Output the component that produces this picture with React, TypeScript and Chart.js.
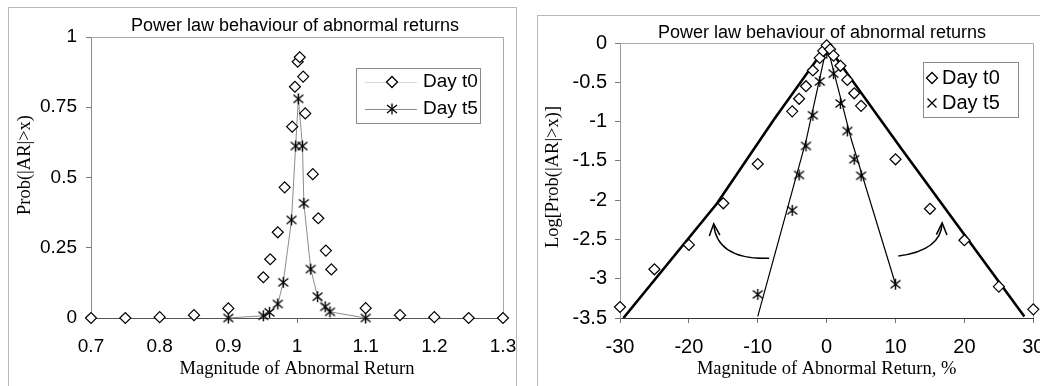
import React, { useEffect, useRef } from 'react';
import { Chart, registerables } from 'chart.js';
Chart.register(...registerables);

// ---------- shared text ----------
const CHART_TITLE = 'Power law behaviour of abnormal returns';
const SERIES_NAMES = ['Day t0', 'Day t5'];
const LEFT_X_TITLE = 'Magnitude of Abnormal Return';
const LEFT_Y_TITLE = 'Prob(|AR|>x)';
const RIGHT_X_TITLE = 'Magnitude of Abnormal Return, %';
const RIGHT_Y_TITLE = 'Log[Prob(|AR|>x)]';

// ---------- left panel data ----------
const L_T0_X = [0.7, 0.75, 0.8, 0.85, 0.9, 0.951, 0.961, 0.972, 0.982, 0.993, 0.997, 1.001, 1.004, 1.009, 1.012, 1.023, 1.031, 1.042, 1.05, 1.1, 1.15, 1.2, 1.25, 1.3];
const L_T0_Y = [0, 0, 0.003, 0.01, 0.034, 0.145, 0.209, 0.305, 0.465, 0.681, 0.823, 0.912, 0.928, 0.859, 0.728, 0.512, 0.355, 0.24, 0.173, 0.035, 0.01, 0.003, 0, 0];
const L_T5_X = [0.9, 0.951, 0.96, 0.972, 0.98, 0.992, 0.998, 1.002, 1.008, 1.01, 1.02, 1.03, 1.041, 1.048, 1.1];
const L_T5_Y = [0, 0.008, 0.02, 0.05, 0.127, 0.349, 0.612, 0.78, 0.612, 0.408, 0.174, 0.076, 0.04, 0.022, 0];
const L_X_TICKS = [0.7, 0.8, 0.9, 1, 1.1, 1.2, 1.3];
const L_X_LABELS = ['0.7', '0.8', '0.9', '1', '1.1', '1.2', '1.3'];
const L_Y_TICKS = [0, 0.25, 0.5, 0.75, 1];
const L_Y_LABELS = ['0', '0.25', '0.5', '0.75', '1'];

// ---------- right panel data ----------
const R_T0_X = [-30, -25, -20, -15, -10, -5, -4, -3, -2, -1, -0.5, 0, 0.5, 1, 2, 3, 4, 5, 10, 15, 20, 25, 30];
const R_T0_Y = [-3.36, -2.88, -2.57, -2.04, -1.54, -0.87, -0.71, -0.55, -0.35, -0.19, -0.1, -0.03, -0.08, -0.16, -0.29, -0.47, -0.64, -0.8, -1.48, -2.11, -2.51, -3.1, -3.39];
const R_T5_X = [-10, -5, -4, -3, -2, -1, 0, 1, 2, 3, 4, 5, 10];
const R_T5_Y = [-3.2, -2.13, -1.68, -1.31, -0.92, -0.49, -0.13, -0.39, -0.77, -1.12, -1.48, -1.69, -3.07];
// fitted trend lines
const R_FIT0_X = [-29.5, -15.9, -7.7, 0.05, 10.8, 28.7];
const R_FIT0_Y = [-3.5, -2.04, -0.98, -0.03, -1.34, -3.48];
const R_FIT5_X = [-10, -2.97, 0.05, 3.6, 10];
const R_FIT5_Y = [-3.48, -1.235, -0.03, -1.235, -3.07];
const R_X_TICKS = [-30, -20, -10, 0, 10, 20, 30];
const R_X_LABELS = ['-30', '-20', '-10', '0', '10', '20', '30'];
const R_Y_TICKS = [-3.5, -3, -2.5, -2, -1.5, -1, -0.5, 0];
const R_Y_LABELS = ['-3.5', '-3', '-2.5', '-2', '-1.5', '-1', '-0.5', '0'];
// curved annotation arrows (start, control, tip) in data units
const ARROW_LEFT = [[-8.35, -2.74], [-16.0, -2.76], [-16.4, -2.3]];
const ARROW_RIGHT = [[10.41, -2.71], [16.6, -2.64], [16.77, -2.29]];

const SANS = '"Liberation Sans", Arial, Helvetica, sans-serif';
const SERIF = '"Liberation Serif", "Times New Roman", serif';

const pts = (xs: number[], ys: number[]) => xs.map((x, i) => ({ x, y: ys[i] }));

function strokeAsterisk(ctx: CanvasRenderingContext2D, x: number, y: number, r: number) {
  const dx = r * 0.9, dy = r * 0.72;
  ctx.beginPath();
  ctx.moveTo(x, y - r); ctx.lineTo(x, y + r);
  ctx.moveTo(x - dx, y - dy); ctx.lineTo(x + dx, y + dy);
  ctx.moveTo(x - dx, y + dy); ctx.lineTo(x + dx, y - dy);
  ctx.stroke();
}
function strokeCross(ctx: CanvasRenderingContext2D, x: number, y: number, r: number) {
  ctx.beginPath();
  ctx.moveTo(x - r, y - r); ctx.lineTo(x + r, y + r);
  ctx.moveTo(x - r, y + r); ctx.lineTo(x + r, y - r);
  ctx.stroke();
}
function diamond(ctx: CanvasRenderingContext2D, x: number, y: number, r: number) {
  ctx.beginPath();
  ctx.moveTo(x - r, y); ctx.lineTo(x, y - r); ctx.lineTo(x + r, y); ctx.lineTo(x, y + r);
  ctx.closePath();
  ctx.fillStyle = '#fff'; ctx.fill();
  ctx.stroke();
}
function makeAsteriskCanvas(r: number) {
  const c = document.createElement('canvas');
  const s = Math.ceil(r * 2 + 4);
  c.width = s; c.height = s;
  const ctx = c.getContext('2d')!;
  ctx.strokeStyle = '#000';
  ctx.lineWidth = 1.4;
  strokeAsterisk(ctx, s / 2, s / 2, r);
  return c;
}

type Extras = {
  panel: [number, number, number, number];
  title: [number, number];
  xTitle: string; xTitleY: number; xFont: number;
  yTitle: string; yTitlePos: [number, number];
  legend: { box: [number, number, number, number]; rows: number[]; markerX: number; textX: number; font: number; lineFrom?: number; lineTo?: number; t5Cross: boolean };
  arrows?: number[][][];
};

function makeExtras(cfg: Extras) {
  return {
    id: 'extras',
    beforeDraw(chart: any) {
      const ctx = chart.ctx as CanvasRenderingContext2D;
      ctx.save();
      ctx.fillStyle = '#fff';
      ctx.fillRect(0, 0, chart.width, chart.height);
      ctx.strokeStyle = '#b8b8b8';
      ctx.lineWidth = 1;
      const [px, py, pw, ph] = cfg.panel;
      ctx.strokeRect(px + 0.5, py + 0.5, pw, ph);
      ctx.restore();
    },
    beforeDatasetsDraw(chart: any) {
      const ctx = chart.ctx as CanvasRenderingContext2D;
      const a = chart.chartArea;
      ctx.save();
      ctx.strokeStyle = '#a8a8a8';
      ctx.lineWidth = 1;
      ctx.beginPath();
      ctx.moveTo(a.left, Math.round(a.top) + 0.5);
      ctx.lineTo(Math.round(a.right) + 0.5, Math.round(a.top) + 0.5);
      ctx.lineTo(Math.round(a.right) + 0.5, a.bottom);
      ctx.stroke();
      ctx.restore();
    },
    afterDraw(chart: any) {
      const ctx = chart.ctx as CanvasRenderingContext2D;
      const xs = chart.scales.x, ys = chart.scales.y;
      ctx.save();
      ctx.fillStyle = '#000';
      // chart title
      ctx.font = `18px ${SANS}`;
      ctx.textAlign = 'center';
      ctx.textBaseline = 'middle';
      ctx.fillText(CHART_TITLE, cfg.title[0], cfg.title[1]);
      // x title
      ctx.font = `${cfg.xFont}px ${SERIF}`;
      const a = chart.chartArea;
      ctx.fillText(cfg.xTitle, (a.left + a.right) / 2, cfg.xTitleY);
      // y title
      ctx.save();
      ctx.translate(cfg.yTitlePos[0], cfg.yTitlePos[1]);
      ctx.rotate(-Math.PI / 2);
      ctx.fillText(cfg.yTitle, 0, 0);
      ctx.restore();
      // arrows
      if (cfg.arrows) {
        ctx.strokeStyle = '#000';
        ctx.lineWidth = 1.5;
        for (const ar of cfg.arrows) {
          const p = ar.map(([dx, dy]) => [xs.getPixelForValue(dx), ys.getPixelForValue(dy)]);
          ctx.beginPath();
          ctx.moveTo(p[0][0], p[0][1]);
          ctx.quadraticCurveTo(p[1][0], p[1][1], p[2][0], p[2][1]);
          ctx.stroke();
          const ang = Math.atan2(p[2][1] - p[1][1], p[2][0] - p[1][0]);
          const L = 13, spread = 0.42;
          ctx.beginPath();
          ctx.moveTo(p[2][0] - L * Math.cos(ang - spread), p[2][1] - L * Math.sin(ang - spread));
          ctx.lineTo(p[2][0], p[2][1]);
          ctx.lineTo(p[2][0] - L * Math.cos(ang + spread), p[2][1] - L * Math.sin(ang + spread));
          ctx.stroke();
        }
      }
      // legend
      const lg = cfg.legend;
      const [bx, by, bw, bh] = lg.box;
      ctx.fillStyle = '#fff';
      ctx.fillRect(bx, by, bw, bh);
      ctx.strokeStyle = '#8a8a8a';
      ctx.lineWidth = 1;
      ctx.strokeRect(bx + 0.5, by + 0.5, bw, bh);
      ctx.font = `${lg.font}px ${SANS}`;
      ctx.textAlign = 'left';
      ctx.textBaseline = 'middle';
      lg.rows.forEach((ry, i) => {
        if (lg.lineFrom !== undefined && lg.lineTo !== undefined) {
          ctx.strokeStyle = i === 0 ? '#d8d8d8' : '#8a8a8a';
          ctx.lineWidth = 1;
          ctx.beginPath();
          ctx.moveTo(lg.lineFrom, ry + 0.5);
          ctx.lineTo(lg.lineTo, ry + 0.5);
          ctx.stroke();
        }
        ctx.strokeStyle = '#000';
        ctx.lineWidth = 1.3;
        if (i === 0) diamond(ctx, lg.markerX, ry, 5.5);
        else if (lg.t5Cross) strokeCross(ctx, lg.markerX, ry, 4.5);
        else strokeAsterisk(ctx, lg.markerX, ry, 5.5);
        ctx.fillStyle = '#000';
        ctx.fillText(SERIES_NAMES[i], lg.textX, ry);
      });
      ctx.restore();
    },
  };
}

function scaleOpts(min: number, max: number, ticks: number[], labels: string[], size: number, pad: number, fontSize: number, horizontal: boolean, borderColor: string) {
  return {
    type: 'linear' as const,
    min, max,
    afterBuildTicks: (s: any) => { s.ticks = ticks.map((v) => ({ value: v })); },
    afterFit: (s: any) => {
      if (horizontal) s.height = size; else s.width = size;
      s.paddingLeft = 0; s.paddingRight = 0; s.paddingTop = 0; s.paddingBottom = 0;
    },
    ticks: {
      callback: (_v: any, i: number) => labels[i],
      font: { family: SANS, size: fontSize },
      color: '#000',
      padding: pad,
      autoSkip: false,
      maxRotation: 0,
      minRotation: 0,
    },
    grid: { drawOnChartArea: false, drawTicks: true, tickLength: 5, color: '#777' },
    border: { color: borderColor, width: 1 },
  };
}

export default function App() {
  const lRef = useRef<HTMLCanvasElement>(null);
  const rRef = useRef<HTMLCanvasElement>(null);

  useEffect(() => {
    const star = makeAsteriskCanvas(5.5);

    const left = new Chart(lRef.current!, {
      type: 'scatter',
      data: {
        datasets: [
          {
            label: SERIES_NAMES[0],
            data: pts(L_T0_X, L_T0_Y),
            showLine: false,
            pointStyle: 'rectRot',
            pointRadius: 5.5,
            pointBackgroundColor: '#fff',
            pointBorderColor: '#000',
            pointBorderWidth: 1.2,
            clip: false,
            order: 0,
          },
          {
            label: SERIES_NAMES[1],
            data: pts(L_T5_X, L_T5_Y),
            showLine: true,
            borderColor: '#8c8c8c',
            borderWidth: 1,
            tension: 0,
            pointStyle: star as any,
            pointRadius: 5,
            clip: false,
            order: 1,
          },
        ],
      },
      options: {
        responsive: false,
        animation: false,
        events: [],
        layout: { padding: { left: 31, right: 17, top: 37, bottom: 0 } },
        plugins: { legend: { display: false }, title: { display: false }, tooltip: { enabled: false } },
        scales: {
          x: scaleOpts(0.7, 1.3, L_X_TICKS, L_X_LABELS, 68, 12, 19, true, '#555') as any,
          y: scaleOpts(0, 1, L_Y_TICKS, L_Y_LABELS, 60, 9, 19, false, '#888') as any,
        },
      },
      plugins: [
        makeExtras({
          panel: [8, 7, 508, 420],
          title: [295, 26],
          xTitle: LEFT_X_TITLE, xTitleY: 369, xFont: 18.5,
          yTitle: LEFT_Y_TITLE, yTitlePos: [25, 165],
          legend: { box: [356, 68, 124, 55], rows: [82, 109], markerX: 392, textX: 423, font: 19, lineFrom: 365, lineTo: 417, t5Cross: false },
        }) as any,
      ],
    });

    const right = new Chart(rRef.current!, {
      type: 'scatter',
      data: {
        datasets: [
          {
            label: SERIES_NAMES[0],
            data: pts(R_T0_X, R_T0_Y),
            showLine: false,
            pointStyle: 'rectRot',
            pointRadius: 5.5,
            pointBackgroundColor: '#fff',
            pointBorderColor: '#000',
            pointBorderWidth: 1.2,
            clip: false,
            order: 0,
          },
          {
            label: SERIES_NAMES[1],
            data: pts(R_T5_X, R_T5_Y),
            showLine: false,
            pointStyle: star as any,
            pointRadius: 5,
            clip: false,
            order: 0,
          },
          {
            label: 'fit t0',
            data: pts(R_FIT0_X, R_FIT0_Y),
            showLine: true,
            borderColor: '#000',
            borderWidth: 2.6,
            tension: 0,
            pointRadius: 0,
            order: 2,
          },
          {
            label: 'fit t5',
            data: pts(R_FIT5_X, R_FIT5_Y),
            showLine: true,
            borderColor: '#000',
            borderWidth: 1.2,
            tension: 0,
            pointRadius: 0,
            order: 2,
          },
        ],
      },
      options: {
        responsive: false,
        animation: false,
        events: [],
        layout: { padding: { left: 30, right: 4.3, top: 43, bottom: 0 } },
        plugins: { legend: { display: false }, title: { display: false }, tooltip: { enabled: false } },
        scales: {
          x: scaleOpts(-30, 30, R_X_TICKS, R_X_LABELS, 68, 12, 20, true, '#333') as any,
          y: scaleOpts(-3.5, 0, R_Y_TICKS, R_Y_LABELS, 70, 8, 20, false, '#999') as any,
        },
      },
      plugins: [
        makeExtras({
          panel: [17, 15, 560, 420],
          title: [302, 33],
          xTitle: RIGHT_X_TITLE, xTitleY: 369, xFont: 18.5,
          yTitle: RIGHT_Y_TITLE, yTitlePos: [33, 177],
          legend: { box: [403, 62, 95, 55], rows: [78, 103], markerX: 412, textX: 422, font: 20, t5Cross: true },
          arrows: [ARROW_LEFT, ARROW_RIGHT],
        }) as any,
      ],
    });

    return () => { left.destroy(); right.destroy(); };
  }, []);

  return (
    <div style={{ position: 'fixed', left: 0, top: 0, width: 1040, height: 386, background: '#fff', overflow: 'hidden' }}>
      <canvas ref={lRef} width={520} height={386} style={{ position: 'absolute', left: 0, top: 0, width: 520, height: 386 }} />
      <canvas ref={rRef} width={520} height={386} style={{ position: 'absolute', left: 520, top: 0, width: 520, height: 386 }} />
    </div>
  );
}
■ ■ ■
## EXERCISE
Extract, word for word, each line from the top of the data down to and including the line with "Chart.register(...registerables);"; skip the pictures.

## RESPONSE
Output the component that produces this picture with React, TypeScript and Chart.js.
import React, { useEffect, useRef } from 'react';
import { Chart, registerables } from 'chart.js';
Chart.register(...registerables);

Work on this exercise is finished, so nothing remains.